— PROBLEM STATEMENT —
Leave out the pictures and retype only the lines from the opening line to the line that holds "import plotly.graph_objects as go", both ends included.

____ MATERIAL SUPPLIED

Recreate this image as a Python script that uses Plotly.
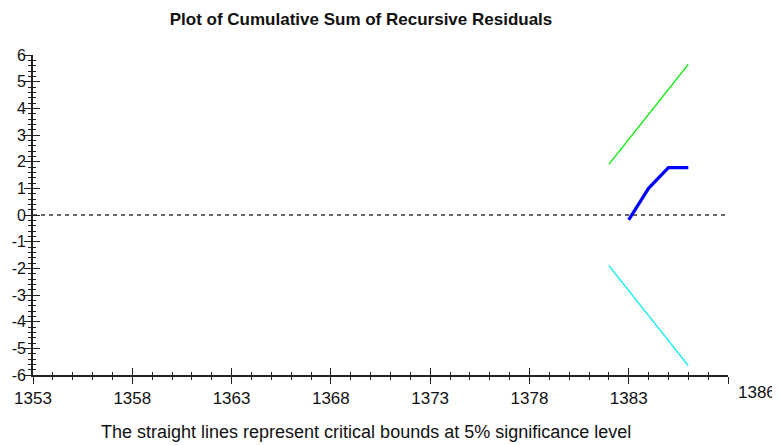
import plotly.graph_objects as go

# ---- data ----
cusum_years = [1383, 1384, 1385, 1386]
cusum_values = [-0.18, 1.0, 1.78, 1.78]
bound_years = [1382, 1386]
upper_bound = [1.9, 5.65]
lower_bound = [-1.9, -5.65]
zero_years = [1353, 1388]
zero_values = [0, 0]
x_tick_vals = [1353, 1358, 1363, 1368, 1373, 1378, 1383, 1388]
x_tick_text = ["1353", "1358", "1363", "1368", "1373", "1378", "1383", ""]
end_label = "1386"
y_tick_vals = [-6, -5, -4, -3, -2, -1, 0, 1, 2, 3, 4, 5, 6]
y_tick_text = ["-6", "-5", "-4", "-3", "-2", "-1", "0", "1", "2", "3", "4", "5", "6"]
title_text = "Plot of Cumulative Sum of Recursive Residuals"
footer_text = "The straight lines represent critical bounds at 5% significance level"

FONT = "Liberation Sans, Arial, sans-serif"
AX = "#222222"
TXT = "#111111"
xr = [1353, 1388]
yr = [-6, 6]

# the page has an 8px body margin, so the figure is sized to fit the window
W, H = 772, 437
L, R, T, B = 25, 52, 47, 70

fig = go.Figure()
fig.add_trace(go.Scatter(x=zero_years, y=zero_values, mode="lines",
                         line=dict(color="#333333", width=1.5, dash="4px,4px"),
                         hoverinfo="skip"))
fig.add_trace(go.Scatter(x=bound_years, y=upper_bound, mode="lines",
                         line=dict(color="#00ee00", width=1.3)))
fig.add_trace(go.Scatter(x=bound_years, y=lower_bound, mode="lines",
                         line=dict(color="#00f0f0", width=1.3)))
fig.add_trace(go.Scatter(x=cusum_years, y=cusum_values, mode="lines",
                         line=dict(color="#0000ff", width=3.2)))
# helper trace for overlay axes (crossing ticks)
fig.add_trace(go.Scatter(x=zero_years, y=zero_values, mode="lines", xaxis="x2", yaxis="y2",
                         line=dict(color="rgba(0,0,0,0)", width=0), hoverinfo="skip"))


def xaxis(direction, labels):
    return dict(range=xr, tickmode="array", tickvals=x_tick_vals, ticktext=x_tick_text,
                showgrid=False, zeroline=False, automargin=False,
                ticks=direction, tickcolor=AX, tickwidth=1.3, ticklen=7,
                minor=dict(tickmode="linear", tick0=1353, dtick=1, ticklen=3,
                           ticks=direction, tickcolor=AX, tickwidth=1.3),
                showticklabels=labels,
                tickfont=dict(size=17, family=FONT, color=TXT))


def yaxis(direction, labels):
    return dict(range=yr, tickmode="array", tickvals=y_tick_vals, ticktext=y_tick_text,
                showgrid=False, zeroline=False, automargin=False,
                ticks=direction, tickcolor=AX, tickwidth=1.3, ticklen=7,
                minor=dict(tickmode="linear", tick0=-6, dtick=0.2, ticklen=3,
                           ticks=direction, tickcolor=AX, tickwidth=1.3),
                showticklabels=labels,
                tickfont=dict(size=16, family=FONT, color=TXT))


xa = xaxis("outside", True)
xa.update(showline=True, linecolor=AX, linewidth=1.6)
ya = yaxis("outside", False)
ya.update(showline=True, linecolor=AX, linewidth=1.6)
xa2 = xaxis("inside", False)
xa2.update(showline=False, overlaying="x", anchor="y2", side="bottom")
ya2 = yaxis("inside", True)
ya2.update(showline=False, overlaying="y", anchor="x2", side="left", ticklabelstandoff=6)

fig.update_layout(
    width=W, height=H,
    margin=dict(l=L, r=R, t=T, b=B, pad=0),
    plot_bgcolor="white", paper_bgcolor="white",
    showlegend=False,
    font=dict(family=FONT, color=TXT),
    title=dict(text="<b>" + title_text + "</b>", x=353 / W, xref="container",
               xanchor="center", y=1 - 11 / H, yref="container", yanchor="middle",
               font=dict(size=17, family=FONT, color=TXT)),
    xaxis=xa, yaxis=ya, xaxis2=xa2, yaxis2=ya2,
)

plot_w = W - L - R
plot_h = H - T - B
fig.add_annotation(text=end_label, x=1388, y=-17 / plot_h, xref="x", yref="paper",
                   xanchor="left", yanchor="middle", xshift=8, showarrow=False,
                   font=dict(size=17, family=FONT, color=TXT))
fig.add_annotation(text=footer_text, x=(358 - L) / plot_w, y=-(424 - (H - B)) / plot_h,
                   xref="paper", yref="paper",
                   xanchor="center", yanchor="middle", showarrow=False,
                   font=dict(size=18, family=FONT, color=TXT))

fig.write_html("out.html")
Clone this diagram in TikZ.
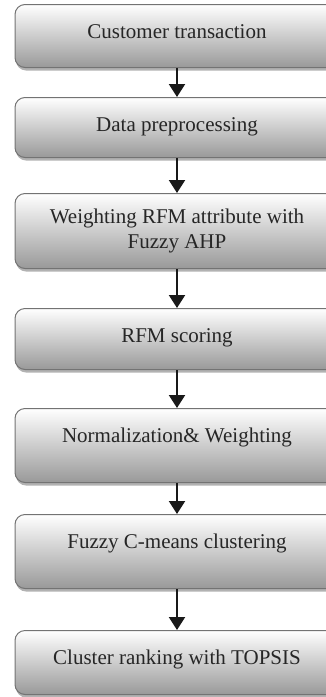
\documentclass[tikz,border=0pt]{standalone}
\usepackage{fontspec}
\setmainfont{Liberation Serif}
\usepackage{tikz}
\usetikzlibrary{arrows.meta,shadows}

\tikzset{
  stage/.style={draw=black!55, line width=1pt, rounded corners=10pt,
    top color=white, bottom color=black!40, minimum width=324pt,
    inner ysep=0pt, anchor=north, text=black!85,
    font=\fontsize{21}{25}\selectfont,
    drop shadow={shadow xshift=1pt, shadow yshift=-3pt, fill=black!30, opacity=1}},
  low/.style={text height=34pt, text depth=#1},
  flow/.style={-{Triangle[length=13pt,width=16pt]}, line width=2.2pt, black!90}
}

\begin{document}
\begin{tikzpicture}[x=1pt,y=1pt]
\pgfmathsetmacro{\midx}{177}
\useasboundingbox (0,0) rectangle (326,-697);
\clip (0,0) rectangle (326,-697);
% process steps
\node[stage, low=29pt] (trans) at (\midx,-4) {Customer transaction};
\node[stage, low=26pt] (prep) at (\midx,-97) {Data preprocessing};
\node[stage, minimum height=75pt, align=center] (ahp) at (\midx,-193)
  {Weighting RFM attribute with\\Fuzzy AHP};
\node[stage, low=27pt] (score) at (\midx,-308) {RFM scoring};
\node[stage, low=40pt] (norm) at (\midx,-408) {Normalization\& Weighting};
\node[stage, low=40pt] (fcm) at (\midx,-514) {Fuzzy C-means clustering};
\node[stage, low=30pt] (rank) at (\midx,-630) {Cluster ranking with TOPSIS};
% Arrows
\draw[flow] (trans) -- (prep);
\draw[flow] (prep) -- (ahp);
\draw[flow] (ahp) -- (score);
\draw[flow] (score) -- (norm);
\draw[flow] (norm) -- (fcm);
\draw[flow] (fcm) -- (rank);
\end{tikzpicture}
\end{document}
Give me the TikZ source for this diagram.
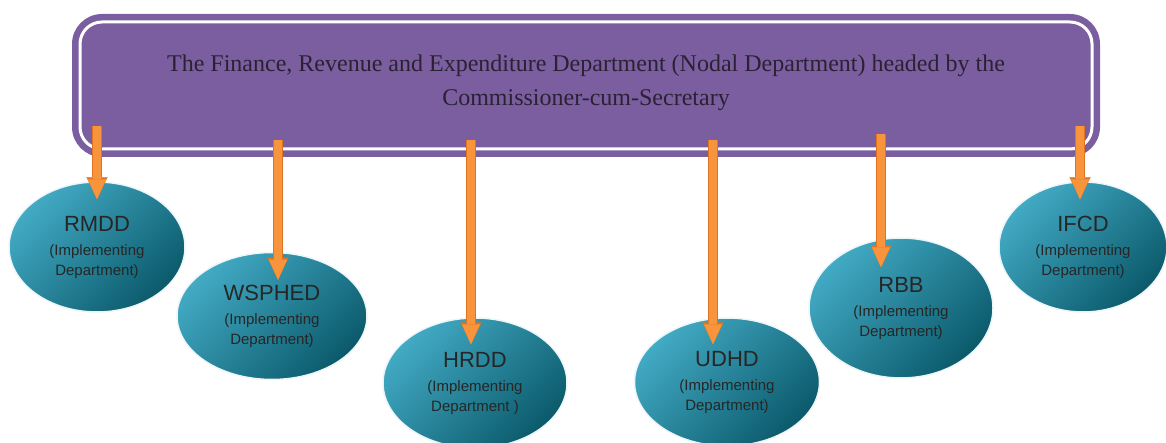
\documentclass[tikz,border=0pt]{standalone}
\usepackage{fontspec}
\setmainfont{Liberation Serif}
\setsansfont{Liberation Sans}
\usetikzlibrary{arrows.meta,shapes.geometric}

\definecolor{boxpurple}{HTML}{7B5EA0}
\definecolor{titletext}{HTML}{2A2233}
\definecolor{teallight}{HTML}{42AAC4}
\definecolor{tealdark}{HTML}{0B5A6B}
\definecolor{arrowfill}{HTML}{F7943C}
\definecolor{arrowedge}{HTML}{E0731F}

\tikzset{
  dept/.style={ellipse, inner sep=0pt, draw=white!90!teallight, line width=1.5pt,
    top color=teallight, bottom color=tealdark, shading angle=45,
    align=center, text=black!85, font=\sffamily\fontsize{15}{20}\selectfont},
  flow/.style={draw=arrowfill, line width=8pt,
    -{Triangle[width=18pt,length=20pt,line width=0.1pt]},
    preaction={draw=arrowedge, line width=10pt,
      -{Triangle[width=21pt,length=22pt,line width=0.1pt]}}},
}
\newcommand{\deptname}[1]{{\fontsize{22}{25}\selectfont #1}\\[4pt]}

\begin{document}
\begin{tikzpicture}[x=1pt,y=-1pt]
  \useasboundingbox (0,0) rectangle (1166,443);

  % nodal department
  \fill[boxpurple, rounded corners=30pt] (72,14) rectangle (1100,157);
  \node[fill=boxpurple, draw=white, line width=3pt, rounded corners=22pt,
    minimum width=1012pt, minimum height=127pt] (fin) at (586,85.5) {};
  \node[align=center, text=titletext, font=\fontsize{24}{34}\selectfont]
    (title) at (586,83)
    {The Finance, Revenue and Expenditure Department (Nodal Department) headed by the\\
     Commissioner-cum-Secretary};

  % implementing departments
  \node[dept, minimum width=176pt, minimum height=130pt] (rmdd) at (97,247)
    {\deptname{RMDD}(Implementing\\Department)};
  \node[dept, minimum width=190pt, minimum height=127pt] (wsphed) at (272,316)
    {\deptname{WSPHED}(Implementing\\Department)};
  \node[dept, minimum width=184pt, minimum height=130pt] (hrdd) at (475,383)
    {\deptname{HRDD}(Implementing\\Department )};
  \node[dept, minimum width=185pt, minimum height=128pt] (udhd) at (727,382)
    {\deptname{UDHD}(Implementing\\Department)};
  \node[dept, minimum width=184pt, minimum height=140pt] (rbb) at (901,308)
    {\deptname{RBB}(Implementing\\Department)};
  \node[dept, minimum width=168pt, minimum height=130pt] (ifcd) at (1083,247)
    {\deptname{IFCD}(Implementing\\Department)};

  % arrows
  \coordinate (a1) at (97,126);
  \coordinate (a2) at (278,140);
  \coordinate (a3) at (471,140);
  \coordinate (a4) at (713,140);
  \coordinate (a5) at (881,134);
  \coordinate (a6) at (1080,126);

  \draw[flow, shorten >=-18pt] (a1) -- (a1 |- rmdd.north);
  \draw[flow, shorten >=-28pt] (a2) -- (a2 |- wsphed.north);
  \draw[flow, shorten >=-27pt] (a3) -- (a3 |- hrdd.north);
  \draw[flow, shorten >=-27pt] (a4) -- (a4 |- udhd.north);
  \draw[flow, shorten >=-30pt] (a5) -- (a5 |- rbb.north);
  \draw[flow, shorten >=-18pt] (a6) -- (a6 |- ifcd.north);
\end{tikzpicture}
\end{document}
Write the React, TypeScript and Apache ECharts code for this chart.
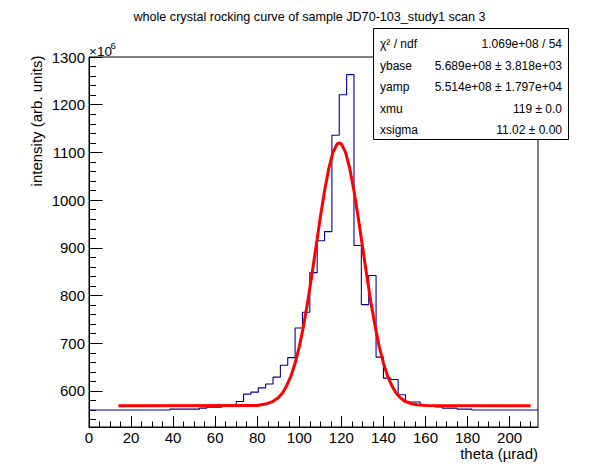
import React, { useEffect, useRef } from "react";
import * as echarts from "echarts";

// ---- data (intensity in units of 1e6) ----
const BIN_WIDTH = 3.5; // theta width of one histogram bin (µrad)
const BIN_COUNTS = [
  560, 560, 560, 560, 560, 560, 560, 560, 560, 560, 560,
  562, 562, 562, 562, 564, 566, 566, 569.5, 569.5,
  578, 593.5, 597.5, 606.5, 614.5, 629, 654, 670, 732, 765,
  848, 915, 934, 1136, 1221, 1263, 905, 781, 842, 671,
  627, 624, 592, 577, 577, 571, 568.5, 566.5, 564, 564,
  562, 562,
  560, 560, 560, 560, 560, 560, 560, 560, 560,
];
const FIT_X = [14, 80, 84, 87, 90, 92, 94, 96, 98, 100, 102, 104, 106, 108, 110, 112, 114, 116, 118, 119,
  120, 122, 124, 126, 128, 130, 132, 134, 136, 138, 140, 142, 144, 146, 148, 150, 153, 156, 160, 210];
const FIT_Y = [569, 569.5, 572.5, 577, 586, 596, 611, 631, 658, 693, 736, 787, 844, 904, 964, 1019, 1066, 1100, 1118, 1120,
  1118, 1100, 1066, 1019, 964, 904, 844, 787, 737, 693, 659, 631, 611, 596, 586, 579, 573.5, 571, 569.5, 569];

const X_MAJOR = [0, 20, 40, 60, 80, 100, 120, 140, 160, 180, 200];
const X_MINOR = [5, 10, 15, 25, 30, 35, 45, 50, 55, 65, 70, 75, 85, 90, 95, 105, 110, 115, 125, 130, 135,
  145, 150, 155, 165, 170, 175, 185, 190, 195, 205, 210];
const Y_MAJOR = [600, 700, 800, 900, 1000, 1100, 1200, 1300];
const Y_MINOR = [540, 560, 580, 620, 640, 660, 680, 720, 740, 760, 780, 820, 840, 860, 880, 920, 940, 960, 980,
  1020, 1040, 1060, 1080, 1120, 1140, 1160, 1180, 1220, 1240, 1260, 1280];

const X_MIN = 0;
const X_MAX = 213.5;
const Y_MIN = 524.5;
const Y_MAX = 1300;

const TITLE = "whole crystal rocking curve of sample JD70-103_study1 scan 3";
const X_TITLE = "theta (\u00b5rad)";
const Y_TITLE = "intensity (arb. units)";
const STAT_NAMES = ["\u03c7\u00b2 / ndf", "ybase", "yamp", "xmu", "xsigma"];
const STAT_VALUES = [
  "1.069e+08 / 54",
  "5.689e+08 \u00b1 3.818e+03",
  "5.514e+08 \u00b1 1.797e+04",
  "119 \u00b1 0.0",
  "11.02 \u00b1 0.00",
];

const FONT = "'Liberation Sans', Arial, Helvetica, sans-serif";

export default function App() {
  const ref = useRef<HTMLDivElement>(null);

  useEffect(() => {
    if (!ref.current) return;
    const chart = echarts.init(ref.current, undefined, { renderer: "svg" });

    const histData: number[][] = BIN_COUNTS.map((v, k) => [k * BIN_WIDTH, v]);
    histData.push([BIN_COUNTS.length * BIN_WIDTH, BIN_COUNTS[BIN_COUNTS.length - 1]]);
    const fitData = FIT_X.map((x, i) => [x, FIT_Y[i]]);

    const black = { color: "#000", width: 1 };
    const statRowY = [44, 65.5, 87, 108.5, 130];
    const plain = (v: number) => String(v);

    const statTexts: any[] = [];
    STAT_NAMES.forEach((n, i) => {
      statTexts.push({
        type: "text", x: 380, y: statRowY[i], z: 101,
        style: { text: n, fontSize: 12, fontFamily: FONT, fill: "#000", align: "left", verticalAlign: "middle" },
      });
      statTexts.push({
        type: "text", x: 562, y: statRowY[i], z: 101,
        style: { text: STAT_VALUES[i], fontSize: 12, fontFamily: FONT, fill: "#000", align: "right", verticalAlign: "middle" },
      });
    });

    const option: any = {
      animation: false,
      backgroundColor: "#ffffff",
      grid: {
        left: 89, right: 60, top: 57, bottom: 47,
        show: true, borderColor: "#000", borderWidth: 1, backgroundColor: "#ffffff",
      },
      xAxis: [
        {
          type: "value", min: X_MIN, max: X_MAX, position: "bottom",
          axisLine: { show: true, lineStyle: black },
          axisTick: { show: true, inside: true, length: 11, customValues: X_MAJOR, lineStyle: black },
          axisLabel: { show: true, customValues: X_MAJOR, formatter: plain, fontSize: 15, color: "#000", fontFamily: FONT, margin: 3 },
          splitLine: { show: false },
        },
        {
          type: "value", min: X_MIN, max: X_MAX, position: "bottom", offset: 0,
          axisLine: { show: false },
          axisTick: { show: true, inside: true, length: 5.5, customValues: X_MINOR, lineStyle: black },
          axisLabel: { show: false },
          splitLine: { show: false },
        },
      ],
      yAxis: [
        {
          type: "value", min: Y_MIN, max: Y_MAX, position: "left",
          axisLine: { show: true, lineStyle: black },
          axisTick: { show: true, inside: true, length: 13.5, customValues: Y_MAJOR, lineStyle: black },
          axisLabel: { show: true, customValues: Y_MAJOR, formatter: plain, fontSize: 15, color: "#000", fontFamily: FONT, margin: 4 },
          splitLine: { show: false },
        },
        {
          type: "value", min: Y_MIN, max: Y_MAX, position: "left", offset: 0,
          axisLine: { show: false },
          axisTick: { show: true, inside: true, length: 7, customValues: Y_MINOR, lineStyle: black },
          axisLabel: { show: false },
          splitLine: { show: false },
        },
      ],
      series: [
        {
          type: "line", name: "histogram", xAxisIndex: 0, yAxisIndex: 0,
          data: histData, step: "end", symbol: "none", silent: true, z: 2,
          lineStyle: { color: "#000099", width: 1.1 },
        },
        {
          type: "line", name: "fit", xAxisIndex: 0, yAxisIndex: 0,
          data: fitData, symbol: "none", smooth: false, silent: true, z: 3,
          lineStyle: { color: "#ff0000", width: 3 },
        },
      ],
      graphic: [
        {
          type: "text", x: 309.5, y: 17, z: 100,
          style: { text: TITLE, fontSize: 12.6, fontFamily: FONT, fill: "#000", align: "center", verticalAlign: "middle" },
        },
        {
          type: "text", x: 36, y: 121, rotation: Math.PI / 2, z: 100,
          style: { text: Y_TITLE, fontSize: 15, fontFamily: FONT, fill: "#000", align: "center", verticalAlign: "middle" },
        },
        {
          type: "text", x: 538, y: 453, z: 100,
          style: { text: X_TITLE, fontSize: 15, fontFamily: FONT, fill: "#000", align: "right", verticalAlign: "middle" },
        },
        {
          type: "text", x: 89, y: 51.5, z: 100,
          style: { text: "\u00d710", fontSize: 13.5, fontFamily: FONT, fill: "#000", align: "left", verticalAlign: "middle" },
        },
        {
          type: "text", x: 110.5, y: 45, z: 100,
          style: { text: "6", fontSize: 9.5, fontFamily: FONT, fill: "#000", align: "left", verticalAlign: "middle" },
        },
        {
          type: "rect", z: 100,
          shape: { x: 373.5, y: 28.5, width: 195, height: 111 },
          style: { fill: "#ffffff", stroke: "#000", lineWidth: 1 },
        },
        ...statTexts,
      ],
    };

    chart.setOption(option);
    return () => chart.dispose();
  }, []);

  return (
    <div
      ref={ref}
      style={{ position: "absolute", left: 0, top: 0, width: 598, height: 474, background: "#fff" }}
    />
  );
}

________

— ANSWER IN FULL —
Recreate this image as a Python script that uses Plotly.
import plotly.graph_objects as go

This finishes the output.